Norma Hunt, widow of the late Kansas City Chiefs’ owner Lamar Hunt, is honored at midfield for the pregame the coin toss at Super Bowl XLI in Miami, Florida, on Sunday, February 4, 2007. Photo by David Eulitt/Kansas City Star/Tribune News Service via Getty Images

You may already be familiar with the Bill Walsh Diversity Coaching Fellowship program. Named after the San Francisco 49ers’ highly successful head coach from the 1980s, it seeks to provide qualified minority candidates the opportunity to work with NFL coaching staffs during the offseason, giving them valuable experience and contacts that can lead them to full-time coaching positions.

This offseason, two individuals are working with the Kansas City Chiefs under Walsh fellowships: L’Damian Washington and Katie Sowers.

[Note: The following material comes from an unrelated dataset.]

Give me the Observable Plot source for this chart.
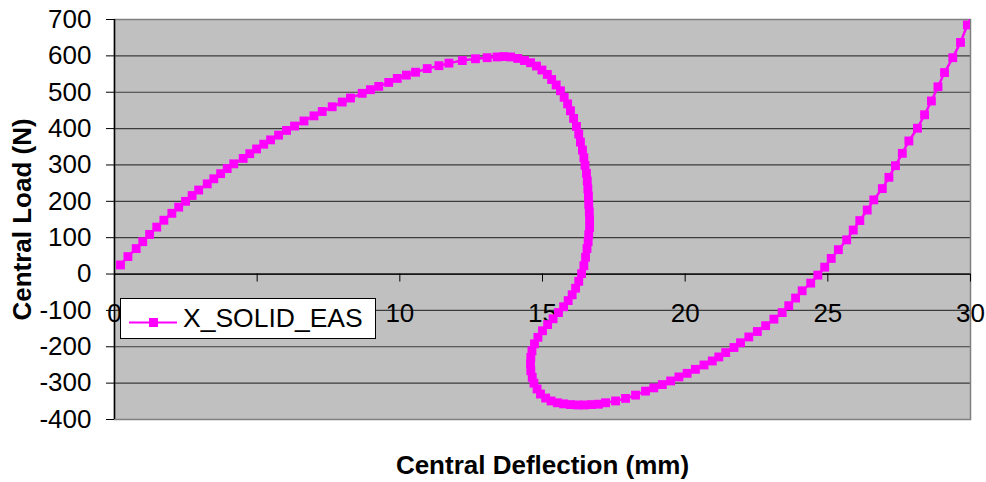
<!DOCTYPE html>
<html>
<head>
<meta charset="utf-8">
<script src="https://cdn.jsdelivr.net/npm/d3@7"></script>
<script src="https://cdn.jsdelivr.net/npm/@observablehq/plot@0.6"></script>
<style>
  html, body { margin: 0; padding: 0; background: #fff; }
  #wrap { position: relative; width: 986px; height: 482px; font-family: "Liberation Sans", Arial, sans-serif; }
  #legend { position: absolute; left: 120px; top: 298px; width: 254px; height: 39px; background: #fff; border: 1px solid #000; display: flex; align-items: center; }
  #legend span { font-size: 26.5px; color: #000; margin-left: 4px; }
</style>
</head>
<body>
<div id="wrap"></div>
<script>
const seriesName = "X_SOLID_EAS";
const deflection = [
  0.21, 0.47, 0.76, 0.99, 1.23, 1.48, 1.73, 2.01, 2.25, 2.49, 2.72, 2.95, 3.25, 3.48, 3.72, 3.95, 4.18, 4.51, 4.74, 4.98,
  5.23, 5.47, 5.75, 6.03, 6.31, 6.64, 6.99, 7.28, 7.63, 7.98, 8.27, 8.68, 8.97, 9.26, 9.61, 9.91, 10.23, 10.55, 10.96, 11.37,
  11.72, 12.19, 12.65, 13.06, 13.41,
  13.64, 13.88, 14.13, 14.37, 14.58, 14.79, 14.98, 15.17, 15.32, 15.48, 15.63, 15.76, 15.88, 15.98, 16.09, 16.19, 16.27, 16.33,
  16.40, 16.45, 16.49, 16.54, 16.57, 16.59, 16.61, 16.62, 16.64, 16.65, 16.65, 16.62, 16.60, 16.56, 16.51, 16.45, 16.37, 16.27,
  16.16, 16.04, 15.90, 15.74, 15.56, 15.37, 15.18, 15.00, 14.84, 14.72, 14.63, 14.59, 14.58, 14.59, 14.64, 14.70, 14.81, 14.93,
  15.11, 15.30, 15.52, 15.74, 15.98, 16.23, 16.47, 16.72, 16.96,
  17.21, 17.56, 17.91, 18.26, 18.61, 18.90, 19.20, 19.49, 19.78, 20.07, 20.36, 20.66, 20.95, 21.18, 21.42, 21.71, 21.94, 22.23,
  22.53, 22.82, 23.11, 23.40, 23.63, 23.87, 24.10, 24.40, 24.65, 24.89, 25.12, 25.37, 25.66, 25.89, 26.12, 26.38, 26.61, 26.91,
  27.14, 27.37, 27.61, 27.84, 28.14, 28.39, 28.63, 28.86, 29.09, 29.38, 29.65, 29.89, 30.15
];
const load = [
  25, 48, 70, 89, 109, 129, 148, 167, 184, 200, 216, 231, 248, 262, 276, 290, 303, 318, 331, 344,
  357, 369, 382, 395, 407, 421, 435, 447, 460, 473, 484, 497, 507, 516, 527, 538, 547, 555, 565, 573,
  580, 587, 592, 595, 597,
  598, 597, 593, 587, 581, 572, 561, 549, 535, 520, 504, 486, 468, 449, 428, 406, 385, 363,
  341, 320, 299, 277, 256, 234, 214, 192, 171, 149, 128, 108, 89, 70, 46, 23, 1, -20,
  -39, -57, -73, -90, -106, -123, -139, -156, -174, -192, -211, -229, -247, -266, -284, -300, -316, -330,
  -341, -349, -354, -357, -359, -360, -360, -359, -358,
  -354, -349, -342, -333, -322, -313, -304, -294, -283, -273, -262, -250, -239, -228, -216, -202, -189, -173,
  -158, -142, -124, -106, -87, -66, -46, -25, -3, 19, 43, 67, 94, 121, 147, 176, 204, 235,
  266, 298, 332, 366, 401, 438, 476, 515, 554, 595, 637, 685, 725
];
const xTicks = [0, 5, 10, 15, 20, 25, 30];
const yTicks = [-400, -300, -200, -100, 0, 100, 200, 300, 400, 500, 600, 700];
const xTitle = "Central Deflection (mm)";
const yTitle = "Central Load (N)";

const data = deflection.map((d, i) => ({x: d, y: load[i]}));
const magenta = "#FF00FF";

const chart = Plot.plot({
  width: 986,
  height: 482,
  marginLeft: 114,
  marginRight: 16,
  marginTop: 19,
  marginBottom: 63,
  style: {fontFamily: "Liberation Sans, Arial, sans-serif", fontSize: "26px", background: "#fff", color: "#000", overflow: "visible"},
  x: {domain: [0, 30], axis: null},
  y: {domain: [-400, 700], axis: null},
  marks: [
    Plot.frame({fill: "#C0C0C0", stroke: null}),
    Plot.ruleY(yTicks, {stroke: "#3c3c3c", strokeWidth: 1.2}),
    Plot.frame({stroke: "#808080", strokeWidth: 1.5}),
    Plot.ruleY([0], {stroke: "#000", strokeWidth: 1.3}),
    Plot.ruleX([0], {stroke: "#000", strokeWidth: 1.5}),
    Plot.axisY({ticks: yTicks, tickSize: 8, tickPadding: 15, tickFormat: d => `${d}`, fontSize: 26, stroke: "#000", label: null}),
    Plot.ruleX(xTicks, {x: d => d, y1: 0, y2: 0, insetBottom: -8, stroke: "#000"}),
    Plot.text(xTicks, {x: d => d, y: 0, dy: 40, text: d => `${d}`, fontSize: 26, fill: "#000"}),
    Plot.line(data, {x: "x", y: "y", stroke: magenta, strokeWidth: 2.5, clip: true}),
    Plot.dot(data, {x: "x", y: "y", symbol: "square", r: 5, fill: magenta, stroke: null, clip: true}),
    Plot.text([yTitle], {frameAnchor: "left", textAnchor: "middle", dx: -92, rotate: -90, text: d => d, fontSize: 26, fontWeight: "bold", fill: "#000"}),
    Plot.text([xTitle], {frameAnchor: "bottom", lineAnchor: "middle", dy: 46, text: d => d, fontSize: 26, fontWeight: "bold", fill: "#000"})
  ]
});

const wrap = document.getElementById("wrap");
wrap.appendChild(chart);

const legend = document.createElement("div");
legend.id = "legend";
legend.innerHTML = `<svg width="58" height="39" style="flex:none"><line x1="8" x2="56" y1="23.5" y2="23.5" stroke="${magenta}" stroke-width="2"/><rect x="28" y="19" width="9" height="9" fill="${magenta}"/></svg><span>${seriesName}</span>`;
wrap.appendChild(legend);
</script>
</body>
</html>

Now the Chiefs have a similar program of their own. Named for Hunt family’s matriarch, the just-announced Norma Hunt Training Camp Fellowship Program will focus on giving female candidates experience inside the club’s personnel department, giving young women exposure to “pro and college scouting, free agent tryouts, salary cap and contracts, team operations, player engagement — and other departments within football operations.”

The Chiefs have already named two fellowship recipients for 2021: Madison Aponte and Ashley Smith.